Saints QB Brees donates $5M to fight coronavirus in Louisiana
NEW ORLEANS (AP) — New Orleans Saints quarterback Drew Brees says he and his wife, Brittany, will donate $5 million to help Louisiana businesses and communities contend with challenges brought on by the rapid transmission of the coronavirus in the state.
Brees, who posted his pledge on the social media site Instagram on Thursday, says the money will help several restaurants in which he has an ownership stake as well as a major hospital chain and charities like Second Harvest Food Bank to deliver about 10,000 meals per day to people in need.
Known coronavirus cases in Louisiana increased to more than 2,300 as of Thursday morning, with 83 deaths attributable to the virus.
He said in the post that he and his wife will mobilize partnerships with Second Harvest Food Bank, Ochsner Health Systems, Walk-Ons, Jimmy Johns, Smalls Sliders and Waitr.
“The priority now is helping our communities get through this tough time,” Brees said.
Brees says he hopes to fund the program “for as long as it takes to help children on meal programs, seniors, and families in need,” adding, “Let’s all do our part, maintain hope, and get through this together.”

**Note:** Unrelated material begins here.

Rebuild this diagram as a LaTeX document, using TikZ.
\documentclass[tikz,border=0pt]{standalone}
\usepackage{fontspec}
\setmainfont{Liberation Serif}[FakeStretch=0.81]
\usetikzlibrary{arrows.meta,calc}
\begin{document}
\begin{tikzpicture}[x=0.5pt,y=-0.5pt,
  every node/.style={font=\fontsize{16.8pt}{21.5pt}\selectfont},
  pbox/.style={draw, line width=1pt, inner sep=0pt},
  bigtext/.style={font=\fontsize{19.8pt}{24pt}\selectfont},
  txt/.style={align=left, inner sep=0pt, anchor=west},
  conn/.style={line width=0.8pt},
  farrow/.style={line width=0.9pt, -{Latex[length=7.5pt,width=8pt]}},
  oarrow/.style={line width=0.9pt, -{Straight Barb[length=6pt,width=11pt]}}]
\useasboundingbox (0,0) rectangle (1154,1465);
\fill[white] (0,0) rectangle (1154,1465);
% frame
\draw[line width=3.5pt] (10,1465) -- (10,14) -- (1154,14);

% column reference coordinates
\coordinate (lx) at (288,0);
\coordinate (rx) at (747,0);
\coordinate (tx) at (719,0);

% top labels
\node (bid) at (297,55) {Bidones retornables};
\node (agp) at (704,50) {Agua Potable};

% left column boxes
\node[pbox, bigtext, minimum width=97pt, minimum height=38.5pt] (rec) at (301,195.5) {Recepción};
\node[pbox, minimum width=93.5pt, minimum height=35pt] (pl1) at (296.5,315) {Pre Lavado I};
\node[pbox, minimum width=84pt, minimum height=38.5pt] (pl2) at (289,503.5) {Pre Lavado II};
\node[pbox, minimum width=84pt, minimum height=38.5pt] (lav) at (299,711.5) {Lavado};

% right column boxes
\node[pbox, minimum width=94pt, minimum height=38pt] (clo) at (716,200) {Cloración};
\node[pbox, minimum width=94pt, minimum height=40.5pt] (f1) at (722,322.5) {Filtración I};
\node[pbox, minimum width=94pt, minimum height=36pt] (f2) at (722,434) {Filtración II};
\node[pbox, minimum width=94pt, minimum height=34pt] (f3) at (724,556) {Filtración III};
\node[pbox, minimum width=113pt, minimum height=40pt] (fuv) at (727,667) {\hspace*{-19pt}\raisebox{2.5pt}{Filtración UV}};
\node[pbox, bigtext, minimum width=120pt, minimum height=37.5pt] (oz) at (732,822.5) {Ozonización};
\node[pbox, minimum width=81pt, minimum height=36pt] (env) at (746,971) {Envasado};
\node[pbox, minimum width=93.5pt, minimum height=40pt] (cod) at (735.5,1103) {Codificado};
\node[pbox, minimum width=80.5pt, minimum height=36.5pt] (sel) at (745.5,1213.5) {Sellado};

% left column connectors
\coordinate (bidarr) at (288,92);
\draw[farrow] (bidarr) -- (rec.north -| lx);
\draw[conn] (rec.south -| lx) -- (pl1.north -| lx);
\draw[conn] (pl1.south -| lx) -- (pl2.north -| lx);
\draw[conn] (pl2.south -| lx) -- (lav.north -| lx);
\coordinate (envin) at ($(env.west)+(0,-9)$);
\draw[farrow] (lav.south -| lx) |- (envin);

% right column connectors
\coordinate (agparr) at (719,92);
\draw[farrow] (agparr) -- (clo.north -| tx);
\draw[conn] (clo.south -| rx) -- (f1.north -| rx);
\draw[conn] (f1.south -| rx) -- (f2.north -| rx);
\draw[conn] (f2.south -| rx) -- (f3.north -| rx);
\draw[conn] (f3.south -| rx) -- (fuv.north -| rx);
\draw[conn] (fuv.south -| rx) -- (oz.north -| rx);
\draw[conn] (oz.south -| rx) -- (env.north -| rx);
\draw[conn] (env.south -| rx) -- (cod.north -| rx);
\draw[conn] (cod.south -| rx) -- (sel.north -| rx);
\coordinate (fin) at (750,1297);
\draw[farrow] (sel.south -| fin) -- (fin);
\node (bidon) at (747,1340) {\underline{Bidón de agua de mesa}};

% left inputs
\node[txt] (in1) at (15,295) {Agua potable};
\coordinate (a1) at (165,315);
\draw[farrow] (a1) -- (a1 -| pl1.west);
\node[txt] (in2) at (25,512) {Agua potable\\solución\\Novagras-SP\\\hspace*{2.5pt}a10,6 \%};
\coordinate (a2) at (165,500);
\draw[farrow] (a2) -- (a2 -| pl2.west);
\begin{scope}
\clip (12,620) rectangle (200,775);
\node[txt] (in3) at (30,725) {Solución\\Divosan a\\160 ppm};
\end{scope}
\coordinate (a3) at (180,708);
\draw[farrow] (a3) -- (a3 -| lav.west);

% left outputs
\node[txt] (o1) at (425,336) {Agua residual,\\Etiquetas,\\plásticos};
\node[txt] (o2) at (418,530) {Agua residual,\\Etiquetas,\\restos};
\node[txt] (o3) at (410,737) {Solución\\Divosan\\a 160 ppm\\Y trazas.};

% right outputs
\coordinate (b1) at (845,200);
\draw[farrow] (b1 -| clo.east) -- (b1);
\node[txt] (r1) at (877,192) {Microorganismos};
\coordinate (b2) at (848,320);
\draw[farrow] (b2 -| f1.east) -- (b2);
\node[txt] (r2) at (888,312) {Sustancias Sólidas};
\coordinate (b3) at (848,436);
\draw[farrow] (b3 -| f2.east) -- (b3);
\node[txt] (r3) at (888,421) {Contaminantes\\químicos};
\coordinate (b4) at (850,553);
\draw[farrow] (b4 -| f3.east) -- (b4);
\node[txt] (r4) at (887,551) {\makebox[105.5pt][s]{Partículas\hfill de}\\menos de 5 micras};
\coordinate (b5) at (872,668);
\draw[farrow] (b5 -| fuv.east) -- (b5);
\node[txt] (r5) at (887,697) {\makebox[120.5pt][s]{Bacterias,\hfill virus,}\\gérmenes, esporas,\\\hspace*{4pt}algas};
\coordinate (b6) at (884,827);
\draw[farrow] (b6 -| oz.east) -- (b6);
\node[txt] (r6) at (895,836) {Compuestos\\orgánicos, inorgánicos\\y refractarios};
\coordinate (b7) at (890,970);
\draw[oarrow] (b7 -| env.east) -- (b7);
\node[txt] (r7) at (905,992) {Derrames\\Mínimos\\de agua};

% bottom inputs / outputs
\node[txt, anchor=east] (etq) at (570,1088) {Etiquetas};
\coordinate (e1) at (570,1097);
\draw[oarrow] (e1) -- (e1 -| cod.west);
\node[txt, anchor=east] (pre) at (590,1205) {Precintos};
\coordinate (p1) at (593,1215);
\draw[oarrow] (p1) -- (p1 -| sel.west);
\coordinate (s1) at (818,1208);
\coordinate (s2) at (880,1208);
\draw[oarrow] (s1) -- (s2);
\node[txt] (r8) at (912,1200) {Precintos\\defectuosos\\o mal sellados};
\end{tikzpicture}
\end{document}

The quarterback and his wife run the Brees Dream foundation, which has spent tens of millions of dollars helping to fund charitable endeavors in New Orleans and surrounding areas along the Gulf Coast.
Most of those efforts have focused on improving learning and recreational opportunities for children as well as health and wellness for children and seniors.
Last week, Saints Owner Gayle Benson personally donated $1 million to create the Gayle Benson Community Assistance Fund in response to the Coronavirus situation affecting so many lives in New Orleans.
Meanwhile, Saints coach Sean Payton said in a radio interview Wednesday that he is “doing well” after being diagnosed with the COVID-19 coronavirus on March 16.
Payton announced late last week that he had the disease. He told WWL that he was finally cleared after being fever-free for more than a week.
“Look, I’ve been fortunate. You stay inside like everyone’s doing and you find ways to pass time. We had a competition committee meeting the other day on teleconference,” Payton told WWL radio. “But I’m feeling a lot better, and unfortunately my appetite didn’t dissipate at all during that time. You watch a lot of Netflix. Then you go onto Twitter and see that everyone else is watching the same shows. That’s basically been the extent of it.”
When he announced he had contracted COVID-19, Payton said he went public because he wanted to raise awareness that anyone could catch it. He reiterated that message on Wednesday, and urged people to follow state and federal guidelines that include limiting large gatherings and maintaining a 6-foot barrier between other people whenever possible.
“We try asking nicely, and we try saying, ‘Hey look, this is the deal.’ And then you still see behavior that makes you upset. Just picture it as everyone’s got a hand grenade on them. How about that? Alright, so stay away from everybody,” Payton said. “The state has issued — our state right now, and a lot of it has to do with Mardi Gras — but our state right now, the numbers aren’t good. In our city, the numbers are double and tripling. So you get to where you need to get to, and pay attention to every single detail they are talking about. Because when you look at the numbers and you look at what’s happened, when two goes to six, then 28 then the next thing you know you’re at 500, it just tells you how contagious this is.”